If the NHL didn't see how the lockout in 2004 hurt the sport, a lockout in 2012 will make the NHL a questionable fourth major professional sport in the United States. We've gotten all too familiar with players and owners at a negotiating table over the last couple years. The NHL now takes its turn keeping teams and fans wondering how much of a season there will be in 2012-2013.

For the Buffalo Sabres, a lockout, or even a late-starting season could put plans the Sabres may have had for its rookies on hold. In June, the Sabres drafted Mikhail Grigorenko and Zemgus Girgensons in the first round. The Russian Grigorenko and the Latvian Girgensons could seek other options to play hockey this year instead of the Sabres. 

Grigorenko is the real concern. He's the higher of the draft picks and the more talented player right now. The Sabers were willing to give Grigorenko a chance at a NHL roster spot in the preseason. The Sabres don't have a center over 6-foot. At 6-foot-3, Grigorenko would be a welcomed addition.

When the Sabers drafted Grigorenko, there was speculation on where he would play in 2012. If he wasn't with the Sabres, some thought he could play another season in Canada, or he could go to his home country and play in Russia's KHL. Grigorenko's draft stock fell because teams were afraid he would dart for Russia.
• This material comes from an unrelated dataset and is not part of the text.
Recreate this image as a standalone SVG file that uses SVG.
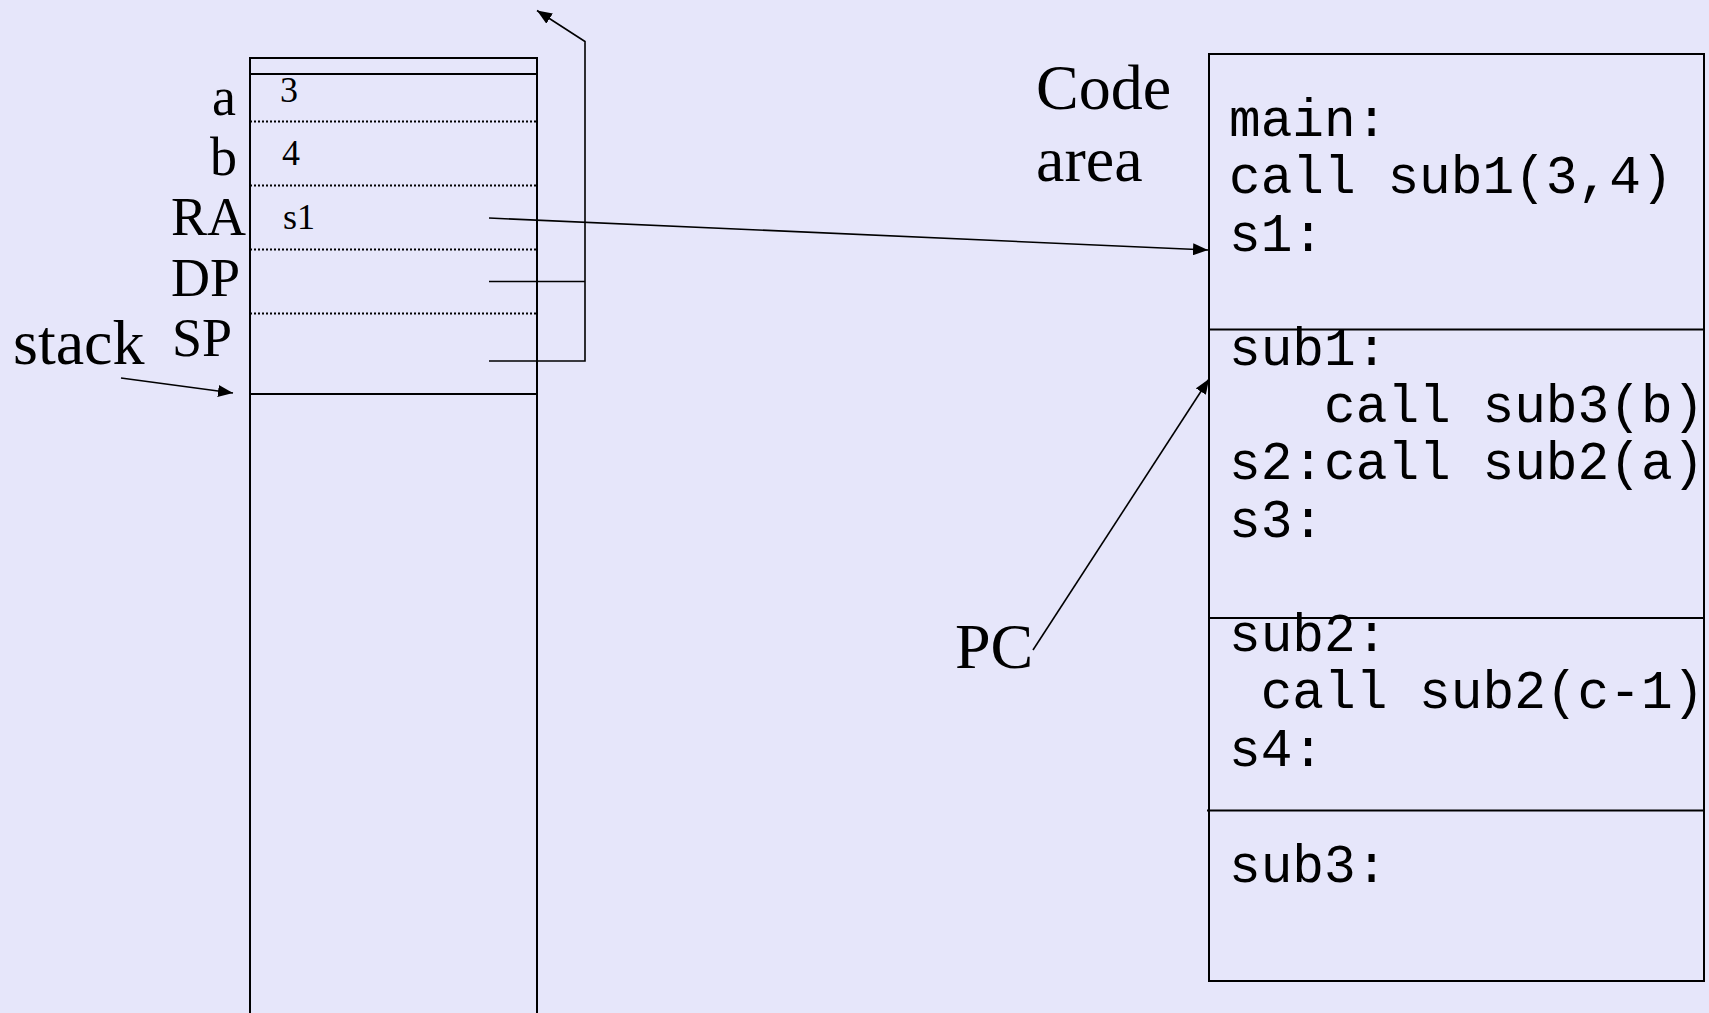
<svg xmlns="http://www.w3.org/2000/svg" width="1709" height="1013" viewBox="0 0 1709 1013">
  <style>
    .bg { fill: #E6E6FA; }
    .box { fill: #E6E6FA; stroke: #000; stroke-width: 2; }
    .rule { stroke: #000; stroke-width: 2; fill: none; }
    .dots { stroke: #000; stroke-width: 2; stroke-dasharray: 2 2; fill: none; }
    .wire { stroke: #000; stroke-width: 1.6; fill: none; }
    .serif { font-family: "Liberation Serif", "Times New Roman", serif; fill: #000; }
    .big { font-size: 64px; }
    .lbl { font-size: 54px; }
    .val { font-size: 36px; }
    .code { font-family: "Liberation Mono", "Courier New", monospace; font-size: 52.8px; fill: #000; }
  </style>
  <defs>
    <marker id="head" markerUnits="userSpaceOnUse" markerWidth="16" markerHeight="12" refX="15" refY="6" orient="auto">
      <path d="M0,0 L15,6 L0,12 z" fill="#000"/>
    </marker>
  </defs>

  <rect class="bg" x="0" y="0" width="1709" height="1013"/>

  <!-- run-time stack -->
  <g id="stack">
    <path class="rule" d="M250,1013 V58 H537 V1013"/>
    <line class="rule" x1="250" y1="74" x2="537" y2="74"/>
    <line class="dots" x1="250" y1="121.5" x2="537" y2="121.5"/>
    <line class="dots" x1="250" y1="185.5" x2="537" y2="185.5"/>
    <line class="dots" x1="250" y1="249.5" x2="537" y2="249.5"/>
    <line class="dots" x1="250" y1="313.5" x2="537" y2="313.5"/>
    <line class="rule" x1="250" y1="394" x2="537" y2="394"/>
    <text class="serif val" x="280" y="102">3</text>
    <text class="serif val" x="282" y="165">4</text>
    <text class="serif val" x="283" y="229">s1</text>
  </g>

  <!-- slot names -->
  <g id="stack-labels">
    <text class="serif lbl" x="212" y="115">a</text>
    <text class="serif lbl" x="210" y="175">b</text>
    <text class="serif lbl" x="171" y="235">RA</text>
    <text class="serif lbl" x="171" y="296">DP</text>
    <text class="serif lbl" x="172" y="356">SP</text>
    <text class="serif big" x="13" y="364">stack</text>
  </g>

  <!-- code area -->
  <g id="code-area">
    <rect class="box" x="1209" y="54" width="495" height="927"/>
    <line class="rule" x1="1209" y1="329.5" x2="1704" y2="329.5"/>
    <line class="rule" x1="1209" y1="618" x2="1704" y2="618"/>
    <line class="rule" x1="1207" y1="810.5" x2="1703" y2="810.5"/>
    <text class="code" x="1229" y="136">main:</text>
    <text class="code" x="1229" y="193">call sub1(3,4)</text>
    <text class="code" x="1229" y="251">s1:</text>
    <text class="code" x="1229" y="365">sub1:</text>
    <text class="code" x="1229" y="422" xml:space="preserve">   call sub3(b)</text>
    <text class="code" x="1229" y="479">s2:call sub2(a)</text>
    <text class="code" x="1229" y="537">s3:</text>
    <text class="code" x="1229" y="651">sub2:</text>
    <text class="code" x="1229" y="708" xml:space="preserve"> call sub2(c-1)</text>
    <text class="code" x="1229" y="766">s4:</text>
    <text class="code" x="1229" y="882">sub3:</text>
  </g>

  <g id="code-title">
    <text class="serif big" x="1036" y="109">Code</text>
    <text class="serif big" x="1036" y="181">area</text>
  </g>

  <g id="pc-label">
    <text class="serif big" x="955" y="668">PC</text>
  </g>

  <!-- pointers -->
  <g id="connectors">
    <line class="wire" x1="489" y1="218" x2="1208" y2="250" marker-end="url(#head)"/>
    <line class="wire" x1="489" y1="281.5" x2="585" y2="281.5"/>
    <path class="wire" d="M489,361 H585 V41.5 L537,10.5" marker-end="url(#head)"/>
    <line class="wire" x1="121" y1="378" x2="233" y2="393" marker-end="url(#head)"/>
    <line class="wire" x1="1033" y1="650" x2="1209" y2="379" marker-end="url(#head)"/>
  </g>
</svg>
The Columbus Blue Jackets were one of the weariest teams drafting Grigorenko because Russians going to the KHL have burned them before. In 2003, Columbus drafted Nikolay Zherdev from Ukraine, but he left for the KHL during the lockout in 2004.

Columbus drafted Nikita Filatov in 2008. He has only played 53 NHL games since being drafted by the Blue Jackets. The native Russian has had multiple stints playing in his home country instead of the NHL. The Sabres have to be worried Grigorenko could follow in these footsteps this season.
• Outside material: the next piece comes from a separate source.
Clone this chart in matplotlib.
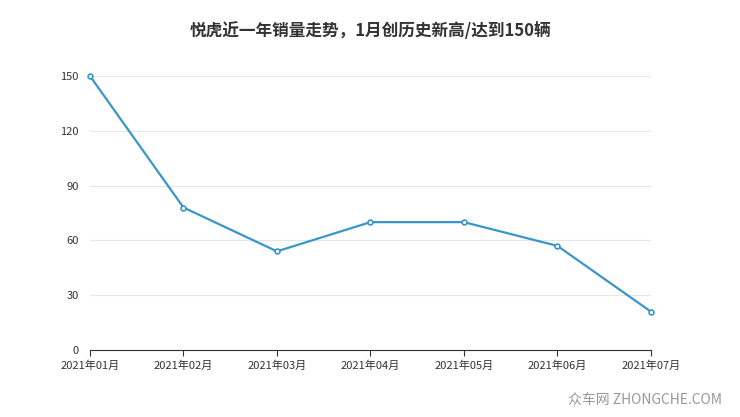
import matplotlib.pyplot as plt

months = ["2021年01月", "2021年02月", "2021年03月", "2021年04月", "2021年05月", "2021年06月", "2021年07月"]
sales = [150, 78, 54, 70, 70, 57, 21]
yticks = [0, 30, 60, 90, 120, 150]

plt.rcParams["font.family"] = "Noto Sans CJK SC"

fig = plt.figure(figsize=(7.4, 4.17), dpi=100)
ax = fig.add_axes([0.1216, 0.1607, 0.758, 0.657])

x = list(range(len(months)))
ax.plot(x, sales, color="#3a96c8", linewidth=1.6, marker="o", markersize=3.5,
        markerfacecolor="white", markeredgecolor="#3a96c8", markeredgewidth=1.2, clip_on=False, zorder=3)

ax.set_xlim(0, len(months) - 1)
ax.set_ylim(0, 150)
ax.set_xticks(x)
ax.set_xticklabels(months, fontsize=8, color="#333333")
ax.set_yticks(yticks)
ax.set_yticklabels([str(v) for v in yticks], fontsize=8, color="#333333")
ax.grid(axis="y", color="#e6e6e6", linewidth=0.8)
for s in ["top", "right", "left"]:
    ax.spines[s].set_visible(False)
ax.spines["bottom"].set_color("#333333")
ax.tick_params(axis="y", length=0, pad=8)
ax.tick_params(axis="x", length=4, color="#333333")

fig.text(0.5, 0.925, "悦虎近一年销量走势，1月创历史新高/达到150辆", ha="center", va="center",
         fontsize=12, fontweight="bold", color="#333333")
fig.text(0.975, 0.04, "众车网 ZHONGCHE.COM", ha="right", va="center", fontsize=10, color="#999999")

fig.savefig("out.png", dpi=100)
During the NBA lockout, players went overseas to play and NHL players could do the same thing. Grigorenko and the Sabres have said he won't play for Rochester in the AHL. If the NHL season doesn't start on time, Grigorenko will be playing somewhere besides the United States this season.

Girgensons isn't as much of an issue because he signed a contract with the Sabres. If he didn't play for Buffalo, he would have gone to the University of Vermont. By signing with Buffalo, he is forgoing any college career.

Girgensons was likely to start in Rochester, but he may have made a push during the preseason for an NHL spot. Moreover, Girgensons could have been called up to Buffalo during the season if he played well enough in the AHL. With an uncertain season looming, Girgensons may see Europe as an option for this season.

It's hard to get inside the heads of these two European rookies to see what options they have. This might be a moot point if the NHL and its players get its act together and come to terms on a new deal. The Sabres' roster could look much different depending on when the NHL season begins.